Friday

Colo. Wal-Mart Workers Vote on Unionization

( '? note: I might even have to go into town and show my solidarity with this brave crew!)

LOVELAND, Colo. (AP) - In what has become a closely-watched fight, some 20 employees of a Wal-Mart Tire & Lube Express here were scheduled to vote Friday on a proposal that could make history - establishing the first union inside any Wal-Mart store in the United States.

The regional office of the National Labor Relations Board, which sided with workers in allowing the vote opposed by Wal-Mart Stores Inc. executives, will supervise the election.

The Bentonville, Ark.-based chain, the world's largest retailer with more than 5,100 locations, appealed the decision to NLRB headquarters in Washington, DC, but board members again sided with employees.

"The vote is going to be close," Norberto Ricardo, an organizer with the United Food and Commercial Workers Local 7, said Thursday. "We know the Wal-Mart anti-union 'swat team' from corporate headquarters has been bullying workers to vote no. We are telling workers now is the time to stand up for themselves against the world's largest, richest and meanest corporation."

Christi Gallagher, a spokeswoman for Wal-Mart, said the company's employees "have very open communication with their managers and they don't feel like a third party would in any way benefit that relationship."

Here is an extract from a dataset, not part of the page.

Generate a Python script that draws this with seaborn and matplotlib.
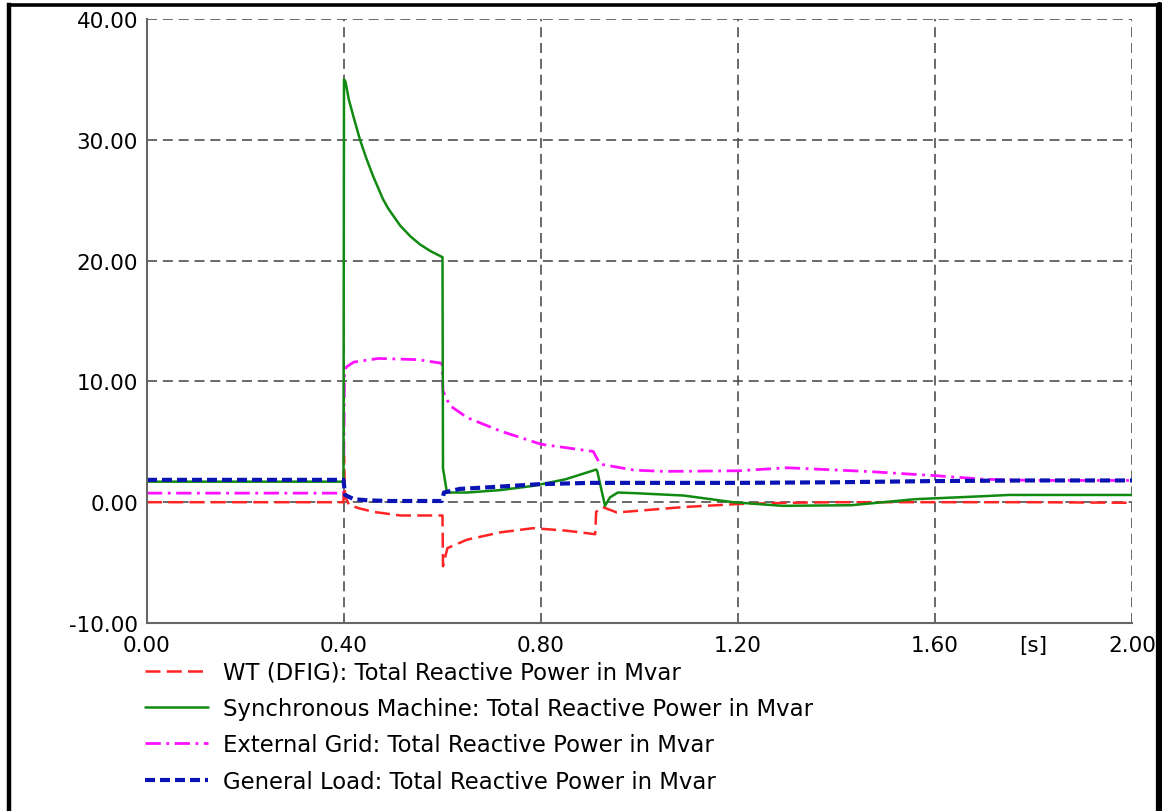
import numpy as np
import pandas as pd
import matplotlib
matplotlib.use("Agg")
import matplotlib.pyplot as plt
import seaborn as sns
from matplotlib.lines import Line2D
from matplotlib.ticker import MultipleLocator, FormatStrFormatter

# ---- data ----
t_wt = [0.0, 0.399, 0.400, 0.402, 0.41, 0.43, 0.46, 0.514, 0.599, 0.600, 0.601, 0.61,
        0.65, 0.717, 0.784, 0.85, 0.910, 0.912, 0.925, 0.954, 1.0, 1.09, 1.2, 1.3,
        1.4, 1.6, 1.8, 2.0]
q_wt = [0.0, 0.0, 3.8, 0.5, -0.2, -0.5, -0.8, -1.1, -1.1, -1.1, -5.3, -3.8,
        -3.1, -2.5, -2.15, -2.35, -2.65, -0.8, -0.4, -0.85, -0.7, -0.4, -0.15, -0.05,
        0.0, 0.0, 0.0, -0.05]

t_sm = [0.0, 0.399, 0.400, 0.403, 0.41, 0.42, 0.4325, 0.445, 0.459, 0.479, 0.49,
        0.514, 0.535, 0.554, 0.575, 0.599,
        0.600, 0.601, 0.609, 0.65, 0.717, 0.784, 0.85, 0.912, 0.914, 0.93, 0.94,
        0.956, 0.99, 1.09, 1.19, 1.29, 1.43, 1.56, 1.70, 1.75, 2.0]
q_sm = [1.7, 1.7, 35.0, 34.8, 33.3, 31.8, 30.0, 28.5, 27.0, 25.1, 24.3,
        22.9, 22.0, 21.35, 20.8, 20.3,
        20.3, 2.8, 0.8, 0.8, 1.0, 1.35, 1.9, 2.7, 2.6, -0.3, 0.4,
        0.8, 0.75, 0.55, 0.0, -0.3, -0.25, 0.25, 0.5, 0.6, 0.6]

t_eg = [0.0, 0.399, 0.401, 0.405, 0.42, 0.47, 0.55, 0.599, 0.601, 0.615, 0.65, 0.717,
        0.8, 0.906, 0.92, 0.99, 1.05, 1.2, 1.30, 1.46, 1.6, 1.70, 1.8, 2.0]
q_eg = [0.75, 0.75, 10.8, 11.2, 11.6, 11.9, 11.8, 11.5, 9.2, 8.0, 7.0, 5.9,
        4.8, 4.2, 3.15, 2.65, 2.55, 2.6, 2.85, 2.55, 2.2, 1.9, 1.8, 1.8]

t_gl = [0.0, 0.399, 0.402, 0.42, 0.45, 0.49, 0.599, 0.603, 0.635, 0.7, 0.8, 0.9,
        1.0, 1.2, 1.4, 1.6, 1.8, 2.0]
q_gl = [1.85, 1.85, 0.6, 0.25, 0.15, 0.1, 0.1, 0.8, 1.1, 1.25, 1.5, 1.6,
        1.6, 1.6, 1.65, 1.75, 1.8, 1.8]

labels = ["WT (DFIG): Total Reactive Power in Mvar",
          "Synchronous Machine: Total Reactive Power in Mvar",
          "External Grid: Total Reactive Power in Mvar",
          "General Load: Total Reactive Power in Mvar"]
x_ticks = [0.0, 0.4, 0.8, 1.2, 1.6, 2.0]
y_ticks = [-10, 0, 10, 20, 30, 40]

# ---- style ----
sns.set_style("white")
plt.rcParams["font.family"] = ["DejaVu Sans"]
plt.rcParams["axes.unicode_minus"] = False
plt.rcParams["text.color"] = "black"

fig = plt.figure(figsize=(11.62, 8.12), dpi=100)
ax = fig.add_axes([147/1162, 1-624/812, (1132-147)/1162, (624-20)/812])

series = [
    (t_wt, q_wt, "#ff2424", 1.8, (0, (6, 2.5)), 3),
    (t_sm, q_sm, "#118a11", 1.8, "-", 4),
    (t_eg, q_eg, "#ff10ff", 2.0, (0, (5.5, 2, 1, 2)), 2),
    (t_gl, q_gl, "#0a14b4", 3.0, (0, (2.4, 1.2)), 5),
]
handles = []
for (t, q, c, lw, ls, z), lab in zip(series, labels):
    df = pd.DataFrame({"t": t, "q": q})
    sns.lineplot(data=df, x="t", y="q", ax=ax, sort=False, estimator=None,
                 color=c, linewidth=lw, linestyle=ls, zorder=z, label=lab)
    handles.append(Line2D([], [], color=c, linewidth=lw, linestyle=ls))
if ax.get_legend() is not None:
    ax.get_legend().remove()

ax.set_xlim(0, 2.0)
ax.set_ylim(-10, 40)
ax.set_xlabel("")
ax.set_ylabel("")
ax.set_xticks(x_ticks)
ax.set_yticks(y_ticks)
ax.xaxis.set_major_formatter(FormatStrFormatter("%.2f"))
ax.yaxis.set_major_formatter(FormatStrFormatter("%.2f"))
ax.xaxis.set_minor_locator(MultipleLocator(0.2))
ax.yaxis.set_minor_locator(MultipleLocator(5))
ax.tick_params(axis="both", which="major", length=0, labelsize=15.5, labelcolor="black")
ax.tick_params(axis="x", which="major", pad=9)
ax.tick_params(axis="y", which="major", pad=6.5)
ax.tick_params(axis="both", which="minor", direction="in", length=3.5, width=1.2,
               color="#555555")
ax.grid(True, which="major", color="#505050", linewidth=1.2, linestyle=(0, (6, 3.5)))
for s in ["top", "right"]:
    ax.spines[s].set_visible(False)
for s in ["left", "bottom"]:
    ax.spines[s].set_color("#666666")
    ax.spines[s].set_linewidth(1.5)
    ax.spines[s].set_zorder(6)

ax.annotate("[s]", xy=(1.8, 0), xycoords=("data", "axes fraction"),
            xytext=(0, -9), textcoords="offset points", ha="center", va="top",
            fontsize=15.5, color="black")

leg = fig.legend(handles, labels, loc="upper left", bbox_to_anchor=(145/1162, 1-662/812),
                 frameon=False, fontsize=16.4, handlelength=2.75, handletextpad=0.66,
                 labelspacing=0.58, borderpad=0, borderaxespad=0)
for txt in leg.get_texts():
    txt.set_color("black")

# outer black frame
fig.add_artist(Line2D([8.8/1162, 8.8/1162], [0, 1-5.7/812], transform=fig.transFigure,
                      color="black", linewidth=3.2, zorder=20, solid_capstyle="projecting"))
fig.add_artist(Line2D([8.8/1162, 1158.5/1162], [1-5.7/812, 1-5.7/812], transform=fig.transFigure,
                      color="black", linewidth=2.6, zorder=20, solid_capstyle="projecting"))
fig.add_artist(Line2D([1158.5/1162, 1158.5/1162], [0, 1-5.7/812], transform=fig.transFigure,
                      color="black", linewidth=5.2, zorder=20))

fig.savefig("out.png", dpi=100, facecolor="white")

Gallagher has also insisted that the Tire & Lube Express is simply one department of the 480-employee store, not a stand-alone unit eligible for union representation. Workers, however, believe otherwise, saying the shop has a separate entrance and is situated at the end of the building - far away from other departments in the store.

In recent years, the UFCW has targeted Tire & Lube Express shops nationwide as its best possible chance to bring unions to the retailer, but previous elections have been unsuccessful.

Meatcutters in Texas conducted a union vote in 2000, but shortly afterward, Wal-Mart eliminated the position companywide, insisting the move was not related to the election. Earlier this month, the company said it would close a store in Quebec, Canada, because of what company officials called "unreasonable demands" by workers trying to negotiate the first-ever union contract with the retailer.

In trading Friday morning, Wal-Mart shares fell 35 cents to $51.11 on the New York Stock Exchange - near its 52-week low of $51.08.